Cristol breathed new life into two under-enrolled classes he inherited when he first began work with the College: animal behavior and ornithology. Enrollment for his animal behavior class blossomed from 30 to 100 in the first year and, because of its consistently large enrollment, Cristol has been able to use it to try new teaching strategies like the use of "clickers," which are student response pads that give the professor an idea of how well a class grasps a concept by anonymous responses. In his ornithology class, Cristol combines classroom learning with early morning and overnight field trips to teach students bird ecology and evolution. In his introductory biology classes, Cristol uses the clicker system, list servers, Web sites, virtual review sessions and in-class critical-thinking exercises to not only teach fundamental material but also impart a sense of the power of scientific inquiry. His research work on birds, from their brains and migration to the effects of land usage of them, has had an impact on numerous fields and is recognized internationally. Cristol serves as the chair of the Institutional Animal Use and Care Committee at the university. He has also recently taken the helm of the Murray Scholars Program and writes a monthly column for the Virginia Gazette about birds.

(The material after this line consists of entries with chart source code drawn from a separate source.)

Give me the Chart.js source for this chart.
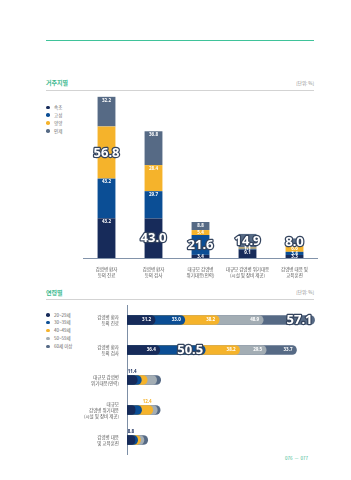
<!DOCTYPE html>
<html>
<head>
<meta charset="utf-8">
<script src="https://cdn.jsdelivr.net/npm/chart.js@4"></script>
<style>
  body { margin: 0; width: 351px; height: 480px; position: relative; background: #fff; overflow: hidden;
         font-family: "Noto Sans CJK KR", "Noto Sans", sans-serif; }
  .abs { position: absolute; }
  .topline { left: 46px; top: 40px; width: 268px; height: 1px; background: #3fc39a; }
  .head { left: 46px; font-size: 6px; font-weight: bold; color: #3cb98f; line-height: 6px; }
  .rule { left: 46px; width: 268px; height: 1px; background: #d3d3d3; }
  .unit { right: 37px; font-size: 4.5px; color: #888; line-height: 5px; }
  .legend { left: 46px; font-size: 4.5px; color: #666; }
  .legend div { height: 7.9px; line-height: 4.5px; position: relative; padding-left: 8px; }
  .legend i { position: absolute; left: 0; top: 0.5px; width: 3.6px; height: 3.6px; border-radius: 50%; }
  .page { left: 285px; top: 456px; font-size: 4.5px; color: #3cb98f; line-height: 5px; }
  .box { position: absolute; }
</style>
</head>
<body>
<div class="abs topline"></div>

<div class="abs head" style="top:80px">거주지별</div>
<div class="abs unit" style="top:81px">[단위: %]</div>
<div class="abs rule" style="top:90px"></div>
<div class="abs legend" style="top:105px">
  <div><i style="background:#172b5a"></i>속초</div>
  <div><i style="background:#0b4e95"></i>고성</div>
  <div><i style="background:#f5b32b"></i>양양</div>
  <div><i style="background:#566a85"></i>인제</div>
</div>
<div class="box" style="left:83px;top:88px;width:235px;height:196px"><canvas id="regionChart"></canvas></div>

<div class="abs head" style="top:290px">연령별</div>
<div class="abs unit" style="top:290px">[단위: %]</div>
<div class="abs rule" style="top:299px"></div>
<div class="abs legend" style="top:312.5px">
  <div><i style="background:#172b5a"></i>20~29세</div>
  <div><i style="background:#0b4e95"></i>30~39세</div>
  <div><i style="background:#f5b32b"></i>40~49세</div>
  <div><i style="background:#a3adb4"></i>50~59세</div>
  <div><i style="background:#566a85"></i>60세 이상</div>
</div>
<div class="box" style="left:40px;top:305px;width:276px;height:150px"><canvas id="ageChart"></canvas></div>

<div class="abs page">076 &nbsp;— &nbsp;077</div>

<script>
// 거주지별 (stacked columns)
const regionLabels = [
  ['감염병 환자', '등의 진료'],
  ['감염병 환자', '등의 검사'],
  ['대규모 감염병', '위기대응(인력)'],
  ['대규모 감염병 위기대응', '(시설 및 장비 제공)'],
  ['감염병 대응 및', '교육훈련']
];
const regionNames = ['속초', '고성', '양양', '인제'];
const sokcho = [43.2, 43.0, 3.4, 9.1, 3.3];
const goseong = [43.2, 29.7, 21.6, 1.1, 3.4];
const yangyang = [56.8, 28.4, 5.4, 1.1, 6.6];
const inje = [32.2, 36.8, 8.8, 14.9, 8.0];

// 연령별 (overlapping rounded bars)
const ageLabels = [
  ['감염병 환자', '등의 진료'],
  ['감염병 환자', '등의 검사'],
  ['대규모 감염병', '위기대응(인력)'],
  ['대규모', '감염병 위기대응', '(시설 및 장비 제공)'],
  ['감염병 대응', '및 교육훈련']
];
const ageNames = ['20~29세', '30~39세', '40~49세', '50~59세', '60세 이상'];
const age20 = [31.2, 36.4, 11.4, 9.0, 8.8];
const age30 = [33.0, 50.5, 4.5, 7.2, 3.0];
const age40 = [38.2, 38.2, 6.5, 12.4, 3.2];
const age50 = [48.9, 29.5, 10.5, 5.0, 3.8];
const age60 = [57.1, 33.7, 4.5, 3.2, 4.2];

const NAVY = '#172b5a', BLUE = '#0b4e95', YELLOW = '#f5b32b', SLATE = '#566a85', LIGHT = '#a3adb4';
const numFont = '"Noto Sans", "DejaVu Sans", sans-serif';

function bigText(ctx, txt, x, y, align) {
  ctx.save();
  ctx.font = 'bold 13px ' + numFont;
  ctx.textAlign = align;
  ctx.textBaseline = 'middle';
  ctx.lineJoin = 'round';
  ctx.lineWidth = 2.5;
  ctx.strokeStyle = '#34445e';
  ctx.strokeText(txt, x, y);
  ctx.fillStyle = '#fff';
  ctx.fillText(txt, x, y);
  ctx.restore();
}

function smallText(ctx, txt, x, y, color, align) {
  ctx.save();
  ctx.font = 'bold 4.5px ' + numFont;
  ctx.textAlign = align || 'center';
  ctx.textBaseline = 'middle';
  ctx.fillStyle = color;
  ctx.fillText(txt, x, y);
  ctx.restore();
}

const columnLabels = {
  id: 'columnLabels',
  afterDatasetsDraw(chart) {
    const ctx = chart.ctx;
    const sets = chart.data.datasets;
    chart.data.labels.forEach((_, i) => {
      let maxDs = 0;
      sets.forEach((ds, d) => { if (ds.data[i] > sets[maxDs].data[i]) maxDs = d; });
      sets.forEach((ds, d) => {
        const bar = chart.getDatasetMeta(d).data[i];
        const top = bar.y, bottom = bar.base;
        if (d === maxDs) {
          bigText(ctx, ds.data[i].toFixed(1), bar.x, (top + bottom) / 2 + 0.5, 'center');
        } else {
          smallText(ctx, ds.data[i].toFixed(1), bar.x, Math.min(top + 3.5, (top + bottom) / 2), '#fff');
        }
      });
    });
  }
};

new Chart(document.getElementById('regionChart'), {
  type: 'bar',
  data: {
    labels: regionLabels,
    datasets: [
      { label: regionNames[0], data: sokcho, backgroundColor: NAVY },
      { label: regionNames[1], data: goseong, backgroundColor: BLUE },
      { label: regionNames[2], data: yangyang, backgroundColor: YELLOW },
      { label: regionNames[3], data: inje, backgroundColor: SLATE }
    ]
  },
  options: {
    responsive: true,
    maintainAspectRatio: false,
    animation: false,
    layout: { padding: 0 },
    datasets: { bar: { barPercentage: 0.38, categoryPercentage: 1, borderWidth: 0 } },
    scales: {
      x: {
        stacked: true,
        grid: { display: false, drawTicks: false },
        border: { color: '#8293aa', width: 1 },
        ticks: {
          font: { family: '"Noto Sans CJK KR", sans-serif', size: 4.5, lineHeight: 1.35 },
          color: '#555',
          padding: 8,
          maxRotation: 0,
          autoSkip: false
        },
        afterFit(scale) { scale.height = 26; scale.paddingLeft = 0; scale.paddingRight = 0; }
      },
      y: { stacked: true, display: false, min: 0, max: 185 }
    },
    plugins: { legend: { display: false }, tooltip: { enabled: false } }
  },
  plugins: [columnLabels]
});

// cumulative ends, so every pill starts at the axis and shorter ones sit on top
const ageSeries = [age20, age30, age40, age50, age60];
const ageColors = [NAVY, BLUE, YELLOW, LIGHT, SLATE];
const ageEnds = ageSeries.map((s, k) =>
  s.map((_, i) => ageSeries.slice(0, k + 1).reduce((sum, arr) => sum + arr[i], 0)));

const pillLabels = {
  id: 'pillLabels',
  afterDatasetsDraw(chart) {
    const ctx = chart.ctx;
    ageLabels.forEach((_, i) => {
      let maxDs = 0;
      ageSeries.forEach((s, d) => { if (s[i] > ageSeries[maxDs][i]) maxDs = d; });
      const total = ageEnds[4][i];
      ageSeries.forEach((s, d) => {
        const bar = chart.getDatasetMeta(d).data[i];
        const prev = d === 0 ? bar.base : chart.getDatasetMeta(d - 1).data[i].x;
        if (total > 100) {
          if (d === maxDs) bigText(ctx, s[i].toFixed(1), bar.x - 2, bar.y + 0.5, 'right');
          else smallText(ctx, s[i].toFixed(1), bar.x - 4, bar.y, '#fff', 'right');
        } else if (d === maxDs) {
          smallText(ctx, s[i].toFixed(1), (prev + bar.x) / 2, bar.y - 8, ageColors[d], 'center');
        }
      });
    });
  }
};

new Chart(document.getElementById('ageChart'), {
  type: 'bar',
  data: {
    labels: ageLabels,
    datasets: ageSeries.map((s, k) => ({
      label: ageNames[k],
      data: ageEnds[k],
      backgroundColor: ageColors[k]
    }))
  },
  options: {
    indexAxis: 'y',
    responsive: true,
    maintainAspectRatio: false,
    animation: false,
    layout: { padding: 0 },
    datasets: { bar: { grouped: false, barThickness: 9, borderRadius: 4.5, borderSkipped: 'start', borderWidth: 0 } },
    scales: {
      x: { display: false, min: 0, max: 210 },
      y: {
        grid: { display: false, drawTicks: false },
        border: { color: '#7d8fa6', width: 1 },
        ticks: {
          font: { family: '"Noto Sans CJK KR", sans-serif', size: 4.5, lineHeight: 1.35 },
          color: '#555',
          padding: 8,
          autoSkip: false
        },
        afterFit(scale) { scale.width = 87; scale.paddingTop = 0; scale.paddingBottom = 0; }
      }
    },
    plugins: { legend: { display: false }, tooltip: { enabled: false } }
  },
  plugins: [pillLabels]
});
</script>
</body>
</html>
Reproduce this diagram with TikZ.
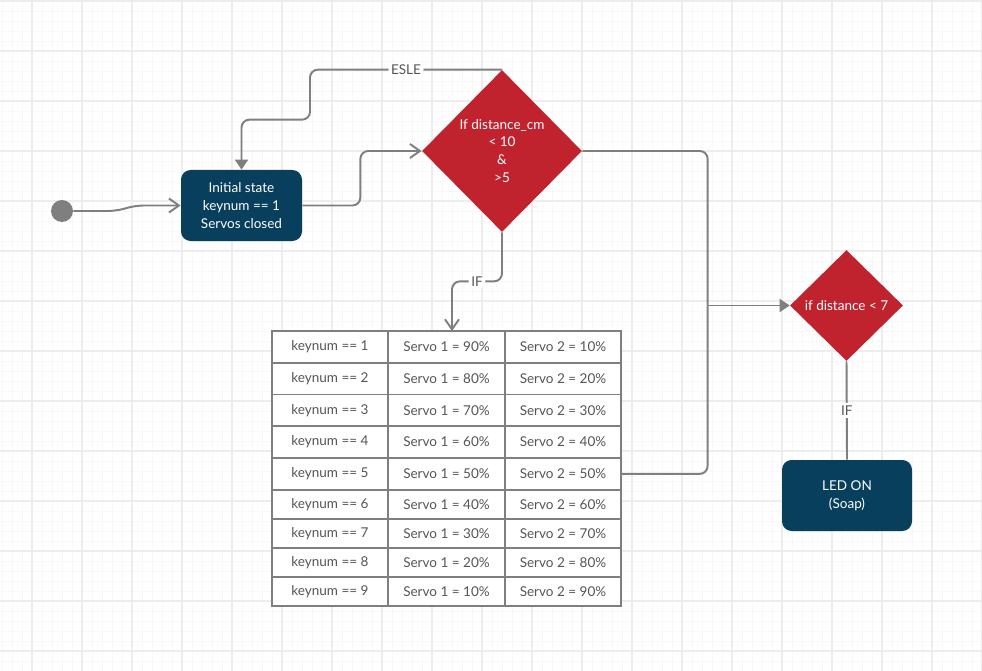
\documentclass[tikz,border=0pt]{standalone}
\usepackage{fontspec}
\setmainfont{Lato}
\usetikzlibrary{arrows.meta, positioning, shapes.geometric}
\definecolor{flownavy}{RGB}{8,63,92}
\definecolor{flowred}{RGB}{192,35,46}
\definecolor{flowgray}{RGB}{127,127,127}
\definecolor{flowtext}{RGB}{85,85,85}
\definecolor{gridmajor}{RGB}{237,237,237}
\definecolor{gridminor}{RGB}{248,248,248}

\begin{document}
\begin{tikzpicture}[
  state/.style={rectangle, rounded corners=5.5pt, fill=flownavy, text=white,
                minimum width=2.42cm, minimum height=1.42cm, align=center, inner sep=0pt},
  cond/.style={diamond, fill=flowred, text=white, align=center, inner sep=0pt},
  cell/.style={rectangle, draw=flowgray, line width=1.1pt, fill=white, text=flowtext,
               minimum width=2.33cm, minimum height=0.635cm, inner sep=0pt, outer sep=0pt},
  cellsm/.style={cell, minimum height=0.58cm},
  startdot/.style={circle, fill=flowgray, minimum size=0.44cm, inner sep=0pt},
  line/.style={draw=flowgray, line width=1.1pt, rounded corners=4.5pt},
  arr/.style={line, -{Straight Barb[length=2mm, width=2.8mm]}},
  farr/.style={line, -{Triangle[length=2mm, width=2.6mm]}},
  lbl/.style={fill=white, text=flowtext, inner sep=1.5pt},
  every node/.style={font=\fontsize{7.7}{10.2}\selectfont}
]
  \useasboundingbox (0,0) rectangle (19.64,-13.4);

  %% --- Background grid ---
  \fill[white] (0,0) rectangle (19.64,-13.4);
  \begin{scope}
    \clip (0,0) rectangle (19.64,-13.4);
    \draw[gridminor, line width=0.5pt, step=0.2cm, shift={(0.04,-0.02)}] (-0.4,-14) grid (20,0.4);
    \draw[gridmajor, line width=1.1pt, step=1cm, shift={(0.64,-0.02)}] (-1,-14) grid (20,1);
  \end{scope}

  %% --- Start and states ---
  \node[startdot] (start) at (1.24,-4.22) {};
  \node[state] (init) at (4.83,-4.11) {Initial state\\keynum == 1\\Servos closed};
  \node[state, minimum width=2.6cm] (led) at (16.94,-9.91) {LED ON\\(Soap)};

  %% --- Decisions ---
  \node[cond, minimum width=3.2cm, minimum height=3.24cm]
    (check) at (10.04,-3.02) {If distance\_cm\\< 10\\\&\\>5};
  \node[cond, minimum width=2.26cm, minimum height=2.22cm]
    (near) at (16.93,-6.11) {if distance < 7};

  %% --- Servo table ---
  \node[cell] (k1)  at (6.6,-6.9375)  {keynum == 1};
  \node[cell] (sa1) at (8.93,-6.9375) {Servo 1 = 90\%};
  \node[cell] (sb1) at (11.26,-6.9375) {Servo 2 = 10\%};

  \node[cell] (k2)  at (6.6,-7.5725)  {keynum == 2};
  \node[cell] (sa2) at (8.93,-7.5725) {Servo 1 = 80\%};
  \node[cell] (sb2) at (11.26,-7.5725) {Servo 2 = 20\%};

  \node[cell] (k3)  at (6.6,-8.2075)  {keynum == 3};
  \node[cell] (sa3) at (8.93,-8.2075) {Servo 1 = 70\%};
  \node[cell] (sb3) at (11.26,-8.2075) {Servo 2 = 30\%};

  \node[cell] (k4)  at (6.6,-8.8425)  {keynum == 4};
  \node[cell] (sa4) at (8.93,-8.8425) {Servo 1 = 60\%};
  \node[cell] (sb4) at (11.26,-8.8425) {Servo 2 = 40\%};

  \node[cell] (k5)  at (6.6,-9.4775)  {keynum == 5};
  \node[cell] (sa5) at (8.93,-9.4775) {Servo 1 = 50\%};
  \node[cell] (sb5) at (11.26,-9.4775) {Servo 2 = 50\%};

  \node[cellsm] (k6)  at (6.6,-10.085)  {keynum == 6};
  \node[cellsm] (sa6) at (8.93,-10.085) {Servo 1 = 40\%};
  \node[cellsm] (sb6) at (11.26,-10.085) {Servo 2 = 60\%};

  \node[cellsm] (k7)  at (6.6,-10.665)  {keynum == 7};
  \node[cellsm] (sa7) at (8.93,-10.665) {Servo 1 = 30\%};
  \node[cellsm] (sb7) at (11.26,-10.665) {Servo 2 = 70\%};

  \node[cellsm] (k8)  at (6.6,-11.245)  {keynum == 8};
  \node[cellsm] (sa8) at (8.93,-11.245) {Servo 1 = 20\%};
  \node[cellsm] (sb8) at (11.26,-11.245) {Servo 2 = 80\%};

  \node[cellsm] (k9)  at (6.6,-11.825)  {keynum == 9};
  \node[cellsm] (sa9) at (8.93,-11.825) {Servo 1 = 10\%};
  \node[cellsm] (sb9) at (11.26,-11.825) {Servo 2 = 90\%};

  %% --- Connectors ---
  \draw[arr] (start.east) -- ++(0.85,0) -- ++(0.4,0.11) -- (init.west);
  \draw[arr] (init.east) -- ++(1.16,0) |- (check.west);

  %% else: back to the initial state
  \draw[farr] (check.north) -- node[lbl]{ESLE} ++(-3.84,0)
    -- ++(0,-1.0) -| (init.north);

  %% if: into the table
  \draw[arr] (check.south) -- ++(0,-0.98)
    -| node[lbl, pos=0.25]{IF} ([xshift=0.11cm]sa1.north);

  %% both branches meet before the second check
  \coordinate (jn) at ([xshift=-1.64cm]near.west);
  \draw[line] (check.east) -| (jn);
  \draw[line] (sb5.east) -| (jn);
  \draw[farr] (jn) -- (near.west);

  \draw[line] (near.south) -- node[lbl]{IF} (led.north);

\end{tikzpicture}
\end{document}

"I have the perfect job. I get to teach highly motivated students in a variety of settings, while at the same time pursuing new knowledge about something I love, birds. ... It is not that I perceive birds to be somehow superior to other creatures or interests. Rather, these beautiful, fragile and complex animals just happen to offer me an ideal focal point for integrating different aspects of my life. Learning to look at birds, from the perspective of a parent or professor, is to acquire a new way of looking at life," he wrote in his nomination package. "... There is no teaching thrill like handing a student their first fuzzy baby bird and saying with a straight face, ‘Weigh it, and don't squeeze too hard.' We are studying birds, but again, for my students and I, birds are a way of developing a coherent worldview."